#### DATA SHOWN:
========
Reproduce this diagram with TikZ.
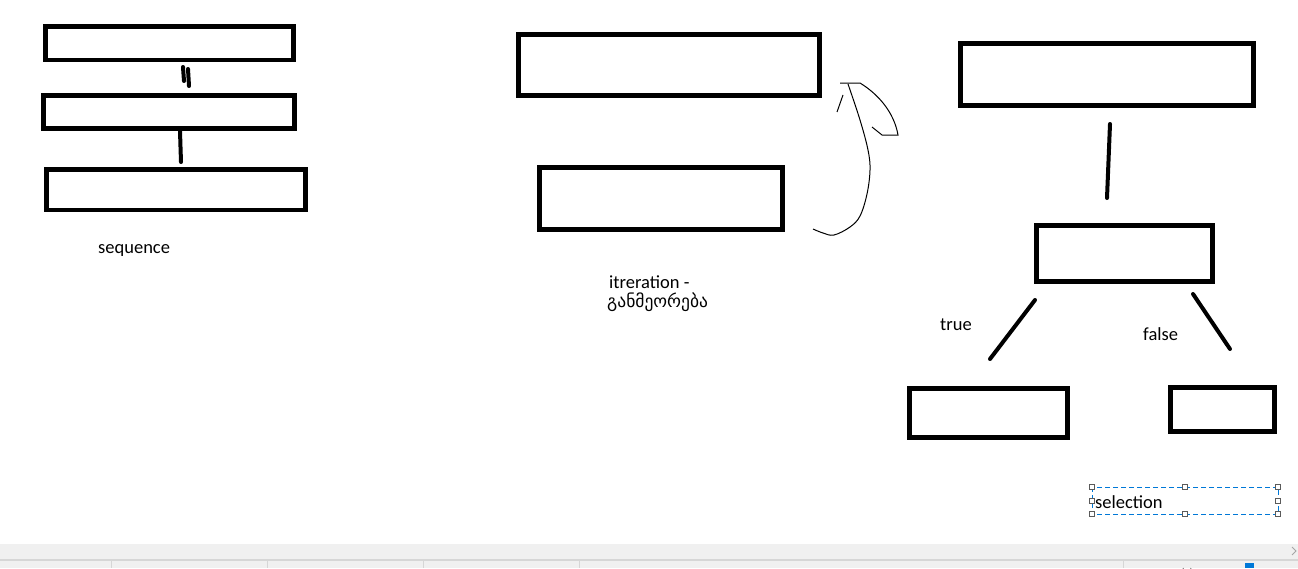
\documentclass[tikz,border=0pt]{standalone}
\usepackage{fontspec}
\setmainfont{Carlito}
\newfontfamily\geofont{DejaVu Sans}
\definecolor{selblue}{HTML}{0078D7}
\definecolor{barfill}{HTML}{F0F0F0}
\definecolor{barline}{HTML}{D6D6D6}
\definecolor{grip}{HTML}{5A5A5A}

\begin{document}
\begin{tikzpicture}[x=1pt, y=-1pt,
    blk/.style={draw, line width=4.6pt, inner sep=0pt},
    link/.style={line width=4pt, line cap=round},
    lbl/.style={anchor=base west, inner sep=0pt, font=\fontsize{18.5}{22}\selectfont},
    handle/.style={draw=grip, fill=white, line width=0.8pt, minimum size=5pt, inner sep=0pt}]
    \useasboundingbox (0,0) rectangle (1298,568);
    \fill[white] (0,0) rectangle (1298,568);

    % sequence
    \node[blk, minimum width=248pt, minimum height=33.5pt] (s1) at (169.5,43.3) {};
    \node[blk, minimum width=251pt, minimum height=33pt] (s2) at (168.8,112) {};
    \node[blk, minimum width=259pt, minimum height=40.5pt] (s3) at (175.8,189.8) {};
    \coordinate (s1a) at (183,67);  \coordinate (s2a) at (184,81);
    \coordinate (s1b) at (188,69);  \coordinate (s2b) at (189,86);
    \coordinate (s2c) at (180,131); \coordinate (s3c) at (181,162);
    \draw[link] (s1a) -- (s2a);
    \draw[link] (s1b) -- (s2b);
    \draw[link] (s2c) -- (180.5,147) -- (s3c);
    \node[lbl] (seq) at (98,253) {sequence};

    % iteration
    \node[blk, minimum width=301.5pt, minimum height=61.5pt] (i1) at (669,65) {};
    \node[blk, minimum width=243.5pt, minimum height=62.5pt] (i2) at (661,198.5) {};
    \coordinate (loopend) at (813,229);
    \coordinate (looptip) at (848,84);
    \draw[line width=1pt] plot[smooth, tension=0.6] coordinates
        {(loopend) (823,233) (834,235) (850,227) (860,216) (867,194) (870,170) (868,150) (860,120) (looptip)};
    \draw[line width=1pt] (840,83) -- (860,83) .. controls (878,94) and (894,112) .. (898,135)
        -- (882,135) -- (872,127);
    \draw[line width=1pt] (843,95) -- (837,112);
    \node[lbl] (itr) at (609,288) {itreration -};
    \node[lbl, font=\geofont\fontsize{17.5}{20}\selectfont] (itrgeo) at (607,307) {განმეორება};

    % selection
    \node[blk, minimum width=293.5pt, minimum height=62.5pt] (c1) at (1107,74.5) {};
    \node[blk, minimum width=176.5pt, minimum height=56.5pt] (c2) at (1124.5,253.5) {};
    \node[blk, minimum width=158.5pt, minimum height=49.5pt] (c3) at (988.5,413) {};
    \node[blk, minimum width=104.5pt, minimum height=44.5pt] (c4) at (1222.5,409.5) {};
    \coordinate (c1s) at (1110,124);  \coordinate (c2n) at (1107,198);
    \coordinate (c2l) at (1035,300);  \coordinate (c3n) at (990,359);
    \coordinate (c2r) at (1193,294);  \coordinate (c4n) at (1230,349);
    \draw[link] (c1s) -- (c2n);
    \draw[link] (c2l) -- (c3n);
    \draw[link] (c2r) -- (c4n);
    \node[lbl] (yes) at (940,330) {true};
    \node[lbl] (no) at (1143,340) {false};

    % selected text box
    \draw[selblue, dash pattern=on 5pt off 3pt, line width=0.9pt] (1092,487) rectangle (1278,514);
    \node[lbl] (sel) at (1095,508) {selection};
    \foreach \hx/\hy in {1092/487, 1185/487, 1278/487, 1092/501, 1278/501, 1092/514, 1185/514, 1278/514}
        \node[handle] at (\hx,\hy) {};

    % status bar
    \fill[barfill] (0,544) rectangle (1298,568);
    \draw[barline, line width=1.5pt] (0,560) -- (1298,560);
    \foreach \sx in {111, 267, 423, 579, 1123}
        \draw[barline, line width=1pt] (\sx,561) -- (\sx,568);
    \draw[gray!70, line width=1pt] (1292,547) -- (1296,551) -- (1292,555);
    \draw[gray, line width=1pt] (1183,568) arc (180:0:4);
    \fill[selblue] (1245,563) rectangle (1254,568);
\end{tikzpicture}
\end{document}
========
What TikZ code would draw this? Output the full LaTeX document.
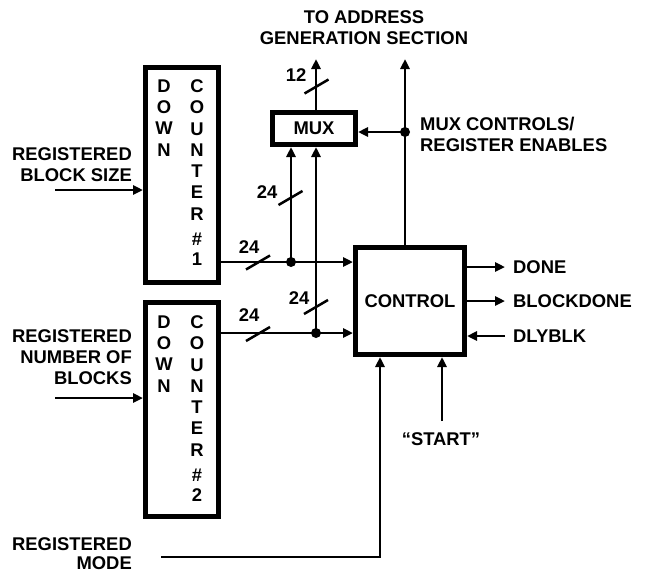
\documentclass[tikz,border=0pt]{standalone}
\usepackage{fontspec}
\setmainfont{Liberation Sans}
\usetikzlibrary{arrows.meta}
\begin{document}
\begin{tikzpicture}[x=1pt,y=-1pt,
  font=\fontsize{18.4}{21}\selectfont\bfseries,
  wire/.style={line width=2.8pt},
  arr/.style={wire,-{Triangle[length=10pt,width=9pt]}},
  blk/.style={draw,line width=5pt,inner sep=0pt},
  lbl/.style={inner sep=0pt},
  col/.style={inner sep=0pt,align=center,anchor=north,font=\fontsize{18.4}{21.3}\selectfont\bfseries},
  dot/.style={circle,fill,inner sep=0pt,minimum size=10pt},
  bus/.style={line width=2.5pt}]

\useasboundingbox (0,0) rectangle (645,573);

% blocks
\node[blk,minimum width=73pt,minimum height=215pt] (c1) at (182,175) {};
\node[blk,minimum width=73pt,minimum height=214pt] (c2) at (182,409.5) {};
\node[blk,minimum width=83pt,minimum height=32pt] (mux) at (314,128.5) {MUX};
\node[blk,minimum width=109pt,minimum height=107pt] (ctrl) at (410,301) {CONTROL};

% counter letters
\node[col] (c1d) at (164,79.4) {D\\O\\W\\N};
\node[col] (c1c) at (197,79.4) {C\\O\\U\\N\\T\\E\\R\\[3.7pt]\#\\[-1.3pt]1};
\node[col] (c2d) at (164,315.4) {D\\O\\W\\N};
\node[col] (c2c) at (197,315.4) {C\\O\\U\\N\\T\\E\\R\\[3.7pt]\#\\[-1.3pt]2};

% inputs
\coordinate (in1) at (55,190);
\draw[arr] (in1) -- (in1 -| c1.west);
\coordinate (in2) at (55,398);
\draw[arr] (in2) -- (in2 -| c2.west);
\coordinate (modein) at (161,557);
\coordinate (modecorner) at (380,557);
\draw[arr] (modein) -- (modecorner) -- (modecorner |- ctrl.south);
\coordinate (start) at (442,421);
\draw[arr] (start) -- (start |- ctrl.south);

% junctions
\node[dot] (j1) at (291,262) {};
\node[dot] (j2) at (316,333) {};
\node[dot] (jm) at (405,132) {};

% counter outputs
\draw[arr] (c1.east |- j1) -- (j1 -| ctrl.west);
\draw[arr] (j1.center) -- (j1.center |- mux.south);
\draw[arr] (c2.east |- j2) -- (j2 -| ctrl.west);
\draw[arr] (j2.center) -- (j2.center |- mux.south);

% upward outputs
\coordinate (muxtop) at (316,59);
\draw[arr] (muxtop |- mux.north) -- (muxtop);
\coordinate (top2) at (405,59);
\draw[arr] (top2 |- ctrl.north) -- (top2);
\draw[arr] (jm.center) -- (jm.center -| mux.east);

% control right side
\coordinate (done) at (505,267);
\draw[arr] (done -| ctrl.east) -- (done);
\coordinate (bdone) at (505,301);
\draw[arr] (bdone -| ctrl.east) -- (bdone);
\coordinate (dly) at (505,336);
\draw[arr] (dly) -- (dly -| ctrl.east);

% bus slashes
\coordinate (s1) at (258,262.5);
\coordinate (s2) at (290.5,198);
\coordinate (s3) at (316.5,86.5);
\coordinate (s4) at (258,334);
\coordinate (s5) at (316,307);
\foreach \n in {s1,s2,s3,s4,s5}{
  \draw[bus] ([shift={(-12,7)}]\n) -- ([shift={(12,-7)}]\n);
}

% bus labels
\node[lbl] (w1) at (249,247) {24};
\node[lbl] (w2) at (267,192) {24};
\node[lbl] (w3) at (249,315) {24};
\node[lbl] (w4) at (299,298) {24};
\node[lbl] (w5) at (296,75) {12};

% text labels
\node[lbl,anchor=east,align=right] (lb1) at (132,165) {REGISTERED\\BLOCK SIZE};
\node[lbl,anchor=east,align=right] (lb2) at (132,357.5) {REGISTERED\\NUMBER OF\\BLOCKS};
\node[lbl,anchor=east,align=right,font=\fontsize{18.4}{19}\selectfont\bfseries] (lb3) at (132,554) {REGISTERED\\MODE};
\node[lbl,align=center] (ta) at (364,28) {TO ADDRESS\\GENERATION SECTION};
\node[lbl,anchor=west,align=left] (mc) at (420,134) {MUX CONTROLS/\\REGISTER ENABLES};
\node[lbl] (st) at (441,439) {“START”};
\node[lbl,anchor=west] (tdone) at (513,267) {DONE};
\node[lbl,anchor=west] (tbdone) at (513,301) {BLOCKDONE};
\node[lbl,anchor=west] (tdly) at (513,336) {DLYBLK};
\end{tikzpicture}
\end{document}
========
#### WORK INSTRUCTIONS:
Lines containing the word "this" must all be returned from the material above.

#### RIGHT ANSWER:
Reproduce this diagram with TikZ.
What TikZ code would draw this? Output the full LaTeX document.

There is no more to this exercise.